The 26.2 Marathon Ruck Challenge provides conditioning for rucking an extended distance and rucking for many hours at a time. The goals of this Challenge include:
- Improving your overall endurance ruck capacity
- Getting used to wearing your ruck for a long period
- Practice hydration and nutrition
- Test your gear and learn how your feet react to extended rucks
- Practice blister prevention
- Ruck 26.2 consecutive miles at one time with the required weight (see below).
- Breaks/Rest periods are allowed and encouraged (see below).
Challenge Weight Requirements
- Life/Forward: The Marathon Challenge is not a Challenge for these programs.
- Endure: There is no stated minimum ruck weight requirement.
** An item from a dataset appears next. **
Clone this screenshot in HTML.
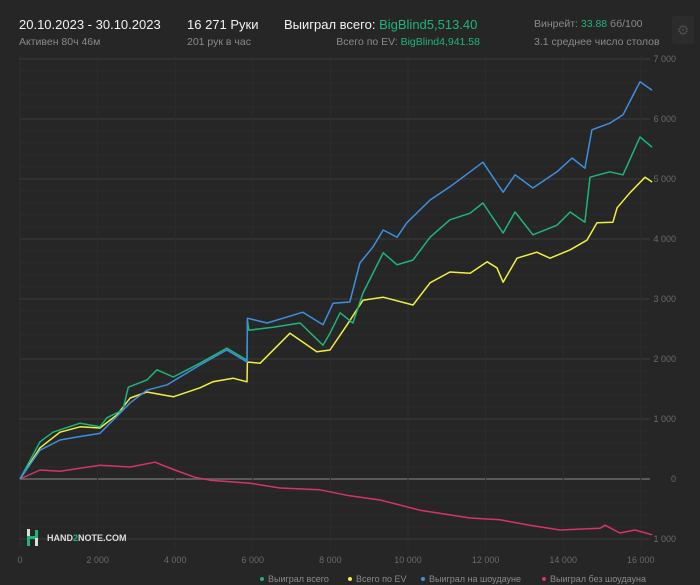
<!DOCTYPE html>
<html><head><meta charset="utf-8">
<style>
html,body{margin:0;padding:0;background:#262626;}
body{width:700px;height:585px;overflow:hidden;font-family:"Liberation Sans","Noto Sans CJK SC",sans-serif;position:relative;}
.t{position:absolute;white-space:nowrap;}
.big{font-size:13px;color:#f2f2f2;}
.sm{font-size:10.5px;color:#8a8a8a;}
.g{color:#1fb57a;}
</style></head><body>
<div class="t big" style="left:19px;top:17px">20.10.2023 - 30.10.2023</div>
<div class="t sm" style="left:19px;top:36px">Активен 80ч 46м</div>
<div class="t big" style="left:187px;top:17px">16 271 Руки</div>
<div class="t sm" style="left:187px;top:36px">201 рук в час</div>
<div class="t big" style="left:284px;top:17px">Выиграл всего: <span class="g">BigBlind5,513.40</span></div>
<div class="t sm" style="right:220px;top:36px">Всего по EV: <span class="g">BigBlind4,941.58</span></div>
<div class="t sm" style="left:534px;top:18px">Винрейт: <span class="g">33.88</span> бб/100</div>
<div class="t sm" style="left:534px;top:36px">3.1 среднее число столов</div>
<div class="t" style="left:672px;top:16px;width:22px;height:28px;border-radius:3px;background:#2c2c2c;color:#4a4a4a;font-size:14px;text-align:center;line-height:28px">⚙</div>

<svg id="chart" width="700" height="585" style="position:absolute;left:0;top:0">
<g id="grid"></g><g id="lines"></g><g id="labels"></g>
<g>
<rect x="27" y="529" width="3" height="8" fill="#ddd"/><rect x="27" y="537" width="3" height="9" fill="#1fb57a"/>
<rect x="27" y="536" width="9" height="3" fill="#1fb57a"/>
<rect x="35" y="530" width="3" height="8" fill="#1fb57a"/><rect x="35" y="538" width="3" height="8" fill="#ddd"/>
<text x="47" y="541" font-size="9" font-weight="bold" fill="#ddd" font-family="Liberation Sans, sans-serif">HAND<tspan fill="#1fb57a">2</tspan>NOTE.COM</text>
</g>
</svg>
<script>
const yTicks=[7000,6000,5000,4000,3000,2000,1000,0,-1000];
const yTickLabels=["7 000","6 000","5 000","4 000","3 000","2 000","1 000","0","1 000"];
const xTicks=[0,2000,4000,6000,8000,10000,12000,14000,16000];
const xTickLabels=["0","2 000","4 000","6 000","8 000","10 000","12 000","14 000","16 000"];
const greenH=[0,515,850,1550,2060,2240,2650,2790,3270,3530,3950,4640,5330,5850,5860,5900,6520,7220,7810,7990,8250,8580,8840,9360,9720,10130,10570,11080,11600,11930,12450,12760,13220,13840,14180,14560,14690,15200,15540,15980,16290];
const greenV=[0,620,780,930,870,1020,1150,1530,1650,1820,1700,1930,2180,1980,2650,2480,2530,2600,2230,2430,2770,2600,3100,3770,3570,3650,4030,4320,4430,4600,4100,4450,4070,4230,4450,4280,5030,5120,5070,5700,5530];
const blueH=[0,515,1030,1470,2060,2320,2840,3270,3790,4640,5330,5850,5860,6370,7290,7810,8070,8500,8760,9100,9360,9720,9970,10570,11080,11600,11930,12450,12760,13220,13840,14230,14560,14740,15200,15540,15980,16290];
const blueV=[0,480,650,700,760,930,1270,1480,1570,1900,2150,1950,2680,2600,2780,2570,2930,2950,3600,3870,4150,4030,4270,4650,4870,5120,5280,4780,5070,4850,5120,5350,5180,5820,5930,6070,6620,6480];
const yellowH=[0,515,1030,1550,2060,2500,2840,3270,3950,4640,4970,5490,5850,5860,6190,6960,7650,7990,8430,8840,9360,10130,10570,11080,11600,12040,12290,12450,12810,13320,13660,14180,14610,14870,15280,15390,15720,16110,16290];
const yellowV=[0,520,780,870,850,1070,1350,1450,1370,1520,1620,1680,1620,1950,1930,2430,2120,2150,2570,2980,3030,2900,3270,3450,3430,3620,3520,3280,3680,3780,3680,3820,3980,4270,4280,4520,4770,5030,4950];
const redH=[0,515,1030,2060,2840,3480,3990,4500,4900,5930,6700,7730,8500,9280,10310,11600,12370,13140,13920,14950,15080,15460,15850,16290];
const redV=[0,150,130,230,200,280,150,30,-20,-70,-150,-180,-280,-350,-520,-650,-680,-770,-850,-820,-770,-900,-850,-930];
const legendNames=["Выиграл всего","Всего по EV","Выиграл на шоудауне","Выиграл без шоудауна"];

const NS="http://www.w3.org/2000/svg";
const X0=20,X1=650;
const xs=h=>20+h*0.0388;
const ys=v=>479-v*0.06;
function mk(tag,attrs,parent){const e=document.createElementNS(NS,tag);for(const k in attrs)e.setAttribute(k,attrs[k]);parent.appendChild(e);return e;}
const grid=document.getElementById('grid'),lines=document.getElementById('lines'),labels=document.getElementById('labels');
for(let v=-1000;v<=7000;v+=200){
  const major=v%1000===0;
  const l=mk('line',{x1:X0,x2:X1,y1:ys(v),y2:ys(v),stroke:v===0?'#6a6a6a':(major?'#3c3c3c':'#2c2c2c'),'stroke-width':v===0?1.5:1},grid);
  
  
}
xTicks.forEach((h,i)=>{
  const l=mk('line',{x1:xs(h),x2:xs(h),y1:55,y2:548,stroke:'#2d2d2d'},grid);
  
  
  const t=mk('text',{x:xs(h),y:563,'font-size':9,fill:'#6a6a6a','text-anchor':'middle'},labels);
  t.textContent=xTickLabels[i];
  
  
});
yTicks.forEach((v,i)=>{
  const t=mk('text',{x:676,y:ys(v)+3,'font-size':9,fill:'#6a6a6a','text-anchor':'end'},labels);
  t.textContent=yTickLabels[i];
  
  
});
const series=[[redH,redV,'#d6336c','series-no-showdown'],[yellowH,yellowV,'#f0f040','series-ev'],[greenH,greenV,'#1fb57a','series-total'],[blueH,blueV,'#3d8fe0','series-showdown']];
series.forEach(s=>{
  const d=s[0].map((h,i)=>(i?'L':'M')+xs(h).toFixed(1)+' '+ys(s[1][i]).toFixed(1)).join(' ');
  const p=mk('path',{d:d,fill:'none',stroke:s[2],'stroke-width':1.5,'stroke-linejoin':'round'},lines);
  
  
});
const legCols=['#1fb57a','#f0f040','#3d8fe0','#d6336c'];
const legX=[262,350,423,544];
legendNames.forEach((n,i)=>{
  const c=mk('circle',{cx:legX[i],cy:579,r:2,fill:legCols[i]},labels);
  
  
  const t=mk('text',{x:legX[i]+6,y:582,'font-size':9,fill:'#8a8a8a'},labels);
  t.textContent=n;
  
  
});
</script>
</body></html>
An appropriately challenging weight for the roster's fitness level must be in the ruck at all times.
- 45lb / 20kg ruck dry weight for body weight of 150lb / 68kg / 10.7s
- 30lb / 13kg ruck dry weight for body weight less than 150lb / 68kg
- Advanced: Ocala:
- 35-40lb / 15.8-18kg ruck dry weight for all body weights
- 20lb / 9kg ruck dry weight for body weight of 150lb or more
- 10lb / 4.5kg ruck dry weight for body weight less than 150lb
- Stirling / Compete: This Challenge is not currently required for these programs.
Challenge Rest/Break Strategy
- Frequency - Breaks can take several forms. There are urgent breaks (foot care, bathroom, water) and planned breaks (eating, general care). Always take your planned breaks and use all of the time you have allotted. Your break frequency will somewhat depend on your fitness level.
- Duration - 15 - 20 minute breaks are great for your planned breaks. Stay any longer and it may be difficult to get your body going again. A body at rest tends to stay at rest, after all. Keep tightly to your rest periods. A single, longer meal break of up to an hour can be a good motivator at the 12-15 mile point. You just have to promise yourselves you'll keep going when it's over!
- Activity - Priorities of work come into focus here. Your feet will always be your Number 1 priority when you stop - even if you've had good feet up to this point. Often shoes and socks that have been worn many shorter miles can aggravate in new ways. After feet comes food and hydration. We recommend water and electrolyte blends (like Tailwind and NUUN). Food should be high carb/low fat until you know how your body reacts to true distance endurance. Then bathroom, and lastly, rest. One position we recommend is to lay on your back, hips up close to the trunk of a tree, legs straight up the trunk. This position helps with swelling and general physical stress.
- Ruck safely. Communicate your route and estimated times to another individual/party who can alert.
- Use reflective elements, runner's safety vests, flashing lights, headlamps, and similar safety gear especially rucking near roadways.
- Stick to known routes and well-lit pathways
- Ensure phones are fully charged and carry a fully charged backup battery to recharge a dead phone.
- Keep a First Aid kit on hand and within reach. Be sure to add salt tablets to your kit for sodium levels.
- You must complete the Challenge as a whole, with exceptions made for breaks for foot care, bathroom and food.
- Always carry a basic First Aid kit with you.
- Ruck safely. Communicate your route and estimated times to another individual/party who can alert
- YOU MUST COMPLY WITH ALL APPLICABLE LAWS AND RESTRICTIONS. DO NOT TRESPASS. If you are in doubt contact facility management for a clear understanding of access to and usage of any facility’s property. PATHFINDER assumes no liability whatsoever for any actions taken by a PATHFINDER roster.
PATHFINDER assumes no responsibility or liability for any injuries, damages or death. A roster assumes all risk associated with their participation in any and all PATHFINDER programming.